WHAT TO DO:
Copy the data precisely, character for character, and leave out every picture.

==================================================

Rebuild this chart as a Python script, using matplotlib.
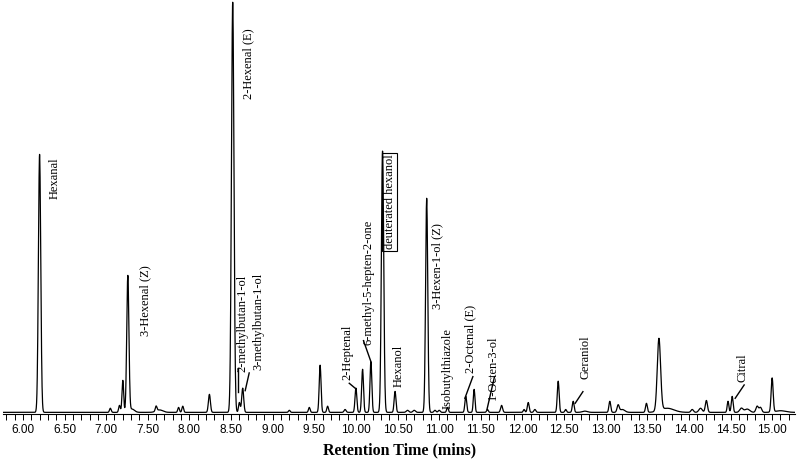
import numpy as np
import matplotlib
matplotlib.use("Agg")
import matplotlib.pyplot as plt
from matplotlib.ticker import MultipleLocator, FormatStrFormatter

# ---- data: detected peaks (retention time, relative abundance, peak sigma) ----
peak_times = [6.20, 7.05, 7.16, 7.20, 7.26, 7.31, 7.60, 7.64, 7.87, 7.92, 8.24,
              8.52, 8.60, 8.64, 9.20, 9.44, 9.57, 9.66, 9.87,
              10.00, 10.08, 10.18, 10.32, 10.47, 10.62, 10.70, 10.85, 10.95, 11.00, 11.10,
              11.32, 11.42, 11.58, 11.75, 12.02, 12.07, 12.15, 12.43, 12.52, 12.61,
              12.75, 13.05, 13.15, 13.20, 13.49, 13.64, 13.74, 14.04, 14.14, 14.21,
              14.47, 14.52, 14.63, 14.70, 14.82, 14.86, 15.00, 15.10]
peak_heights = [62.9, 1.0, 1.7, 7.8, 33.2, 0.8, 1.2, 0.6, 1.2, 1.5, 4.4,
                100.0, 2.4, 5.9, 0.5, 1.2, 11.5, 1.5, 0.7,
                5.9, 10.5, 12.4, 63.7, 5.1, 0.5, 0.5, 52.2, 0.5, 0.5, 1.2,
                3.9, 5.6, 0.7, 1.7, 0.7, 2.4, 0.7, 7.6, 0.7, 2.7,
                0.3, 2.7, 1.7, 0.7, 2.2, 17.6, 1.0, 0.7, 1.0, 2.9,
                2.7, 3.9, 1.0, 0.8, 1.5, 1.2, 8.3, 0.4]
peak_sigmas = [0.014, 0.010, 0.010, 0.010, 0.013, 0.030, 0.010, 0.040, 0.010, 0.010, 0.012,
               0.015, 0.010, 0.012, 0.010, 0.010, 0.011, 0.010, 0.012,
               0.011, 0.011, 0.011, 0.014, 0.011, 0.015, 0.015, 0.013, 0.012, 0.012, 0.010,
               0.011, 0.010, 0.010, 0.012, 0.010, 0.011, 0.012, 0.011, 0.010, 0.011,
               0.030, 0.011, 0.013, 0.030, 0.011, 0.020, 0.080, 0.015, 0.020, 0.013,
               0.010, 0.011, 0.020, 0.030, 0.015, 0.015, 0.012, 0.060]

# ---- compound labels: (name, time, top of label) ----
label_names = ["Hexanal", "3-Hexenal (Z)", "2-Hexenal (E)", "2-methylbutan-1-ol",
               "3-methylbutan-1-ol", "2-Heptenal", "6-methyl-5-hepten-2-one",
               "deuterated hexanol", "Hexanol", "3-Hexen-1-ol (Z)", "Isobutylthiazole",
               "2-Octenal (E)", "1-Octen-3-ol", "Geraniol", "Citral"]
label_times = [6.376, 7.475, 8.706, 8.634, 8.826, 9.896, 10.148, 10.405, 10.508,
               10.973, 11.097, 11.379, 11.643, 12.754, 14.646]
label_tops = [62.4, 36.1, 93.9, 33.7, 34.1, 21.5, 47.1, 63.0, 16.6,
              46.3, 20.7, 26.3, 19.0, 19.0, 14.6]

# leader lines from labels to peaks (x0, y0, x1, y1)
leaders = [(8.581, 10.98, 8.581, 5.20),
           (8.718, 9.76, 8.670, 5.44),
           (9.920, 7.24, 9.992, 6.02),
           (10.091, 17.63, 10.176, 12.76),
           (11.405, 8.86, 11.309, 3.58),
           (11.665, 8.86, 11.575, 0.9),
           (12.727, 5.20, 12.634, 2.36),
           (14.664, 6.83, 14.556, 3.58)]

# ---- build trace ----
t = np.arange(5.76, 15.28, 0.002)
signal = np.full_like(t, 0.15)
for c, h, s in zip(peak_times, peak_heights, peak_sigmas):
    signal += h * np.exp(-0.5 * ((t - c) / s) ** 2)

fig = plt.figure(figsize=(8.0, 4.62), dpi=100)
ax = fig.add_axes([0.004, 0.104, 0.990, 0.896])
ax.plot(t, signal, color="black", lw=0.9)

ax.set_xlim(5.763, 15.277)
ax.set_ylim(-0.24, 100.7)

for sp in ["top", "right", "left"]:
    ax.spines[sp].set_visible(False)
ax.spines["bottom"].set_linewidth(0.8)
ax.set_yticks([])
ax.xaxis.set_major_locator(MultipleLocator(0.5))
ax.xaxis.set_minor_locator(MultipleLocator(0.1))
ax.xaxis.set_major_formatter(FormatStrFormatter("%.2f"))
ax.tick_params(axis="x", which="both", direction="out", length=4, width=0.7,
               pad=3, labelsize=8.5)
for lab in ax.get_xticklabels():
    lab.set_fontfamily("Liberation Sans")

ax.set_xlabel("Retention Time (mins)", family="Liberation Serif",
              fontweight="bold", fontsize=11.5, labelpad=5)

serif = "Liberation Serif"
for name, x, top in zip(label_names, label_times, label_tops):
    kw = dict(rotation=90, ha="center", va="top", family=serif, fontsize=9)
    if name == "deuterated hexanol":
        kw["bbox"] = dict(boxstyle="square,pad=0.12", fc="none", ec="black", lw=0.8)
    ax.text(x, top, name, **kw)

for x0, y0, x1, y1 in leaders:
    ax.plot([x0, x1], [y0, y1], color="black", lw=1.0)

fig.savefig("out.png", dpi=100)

==================================================

FINAL RESULT:
Rebuild this chart as a Python script, using matplotlib.
import numpy as np
import matplotlib
matplotlib.use("Agg")
import matplotlib.pyplot as plt
from matplotlib.ticker import MultipleLocator, FormatStrFormatter

# ---- data: detected peaks (retention time, relative abundance, peak sigma) ----
peak_times = [6.20, 7.05, 7.16, 7.20, 7.26, 7.31, 7.60, 7.64, 7.87, 7.92, 8.24,
              8.52, 8.60, 8.64, 9.20, 9.44, 9.57, 9.66, 9.87,
              10.00, 10.08, 10.18, 10.32, 10.47, 10.62, 10.70, 10.85, 10.95, 11.00, 11.10,
              11.32, 11.42, 11.58, 11.75, 12.02, 12.07, 12.15, 12.43, 12.52, 12.61,
              12.75, 13.05, 13.15, 13.20, 13.49, 13.64, 13.74, 14.04, 14.14, 14.21,
              14.47, 14.52, 14.63, 14.70, 14.82, 14.86, 15.00, 15.10]
peak_heights = [62.9, 1.0, 1.7, 7.8, 33.2, 0.8, 1.2, 0.6, 1.2, 1.5, 4.4,
                100.0, 2.4, 5.9, 0.5, 1.2, 11.5, 1.5, 0.7,
                5.9, 10.5, 12.4, 63.7, 5.1, 0.5, 0.5, 52.2, 0.5, 0.5, 1.2,
                3.9, 5.6, 0.7, 1.7, 0.7, 2.4, 0.7, 7.6, 0.7, 2.7,
                0.3, 2.7, 1.7, 0.7, 2.2, 17.6, 1.0, 0.7, 1.0, 2.9,
                2.7, 3.9, 1.0, 0.8, 1.5, 1.2, 8.3, 0.4]
peak_sigmas = [0.014, 0.010, 0.010, 0.010, 0.013, 0.030, 0.010, 0.040, 0.010, 0.010, 0.012,
               0.015, 0.010, 0.012, 0.010, 0.010, 0.011, 0.010, 0.012,
               0.011, 0.011, 0.011, 0.014, 0.011, 0.015, 0.015, 0.013, 0.012, 0.012, 0.010,
               0.011, 0.010, 0.010, 0.012, 0.010, 0.011, 0.012, 0.011, 0.010, 0.011,
               0.030, 0.011, 0.013, 0.030, 0.011, 0.020, 0.080, 0.015, 0.020, 0.013,
               0.010, 0.011, 0.020, 0.030, 0.015, 0.015, 0.012, 0.060]

# ---- compound labels: (name, time, top of label) ----
label_names = ["Hexanal", "3-Hexenal (Z)", "2-Hexenal (E)", "2-methylbutan-1-ol",
               "3-methylbutan-1-ol", "2-Heptenal", "6-methyl-5-hepten-2-one",
               "deuterated hexanol", "Hexanol", "3-Hexen-1-ol (Z)", "Isobutylthiazole",
               "2-Octenal (E)", "1-Octen-3-ol", "Geraniol", "Citral"]
label_times = [6.376, 7.475, 8.706, 8.634, 8.826, 9.896, 10.148, 10.405, 10.508,
               10.973, 11.097, 11.379, 11.643, 12.754, 14.646]
label_tops = [62.4, 36.1, 93.9, 33.7, 34.1, 21.5, 47.1, 63.0, 16.6,
              46.3, 20.7, 26.3, 19.0, 19.0, 14.6]

# leader lines from labels to peaks (x0, y0, x1, y1)
leaders = [(8.581, 10.98, 8.581, 5.20),
           (8.718, 9.76, 8.670, 5.44),
           (9.920, 7.24, 9.992, 6.02),
           (10.091, 17.63, 10.176, 12.76),
           (11.405, 8.86, 11.309, 3.58),
           (11.665, 8.86, 11.575, 0.9),
           (12.727, 5.20, 12.634, 2.36),
           (14.664, 6.83, 14.556, 3.58)]

# ---- build trace ----
t = np.arange(5.76, 15.28, 0.002)
signal = np.full_like(t, 0.15)
for c, h, s in zip(peak_times, peak_heights, peak_sigmas):
    signal += h * np.exp(-0.5 * ((t - c) / s) ** 2)

fig = plt.figure(figsize=(8.0, 4.62), dpi=100)
ax = fig.add_axes([0.004, 0.104, 0.990, 0.896])
ax.plot(t, signal, color="black", lw=0.9)

ax.set_xlim(5.763, 15.277)
ax.set_ylim(-0.24, 100.7)

for sp in ["top", "right", "left"]:
    ax.spines[sp].set_visible(False)
ax.spines["bottom"].set_linewidth(0.8)
ax.set_yticks([])
ax.xaxis.set_major_locator(MultipleLocator(0.5))
ax.xaxis.set_minor_locator(MultipleLocator(0.1))
ax.xaxis.set_major_formatter(FormatStrFormatter("%.2f"))
ax.tick_params(axis="x", which="both", direction="out", length=4, width=0.7,
               pad=3, labelsize=8.5)
for lab in ax.get_xticklabels():
    lab.set_fontfamily("Liberation Sans")

ax.set_xlabel("Retention Time (mins)", family="Liberation Serif",
              fontweight="bold", fontsize=11.5, labelpad=5)

serif = "Liberation Serif"
for name, x, top in zip(label_names, label_times, label_tops):
    kw = dict(rotation=90, ha="center", va="top", family=serif, fontsize=9)
    if name == "deuterated hexanol":
        kw["bbox"] = dict(boxstyle="square,pad=0.12", fc="none", ec="black", lw=0.8)
    ax.text(x, top, name, **kw)

for x0, y0, x1, y1 in leaders:
    ax.plot([x0, x1], [y0, y1], color="black", lw=1.0)

fig.savefig("out.png", dpi=100)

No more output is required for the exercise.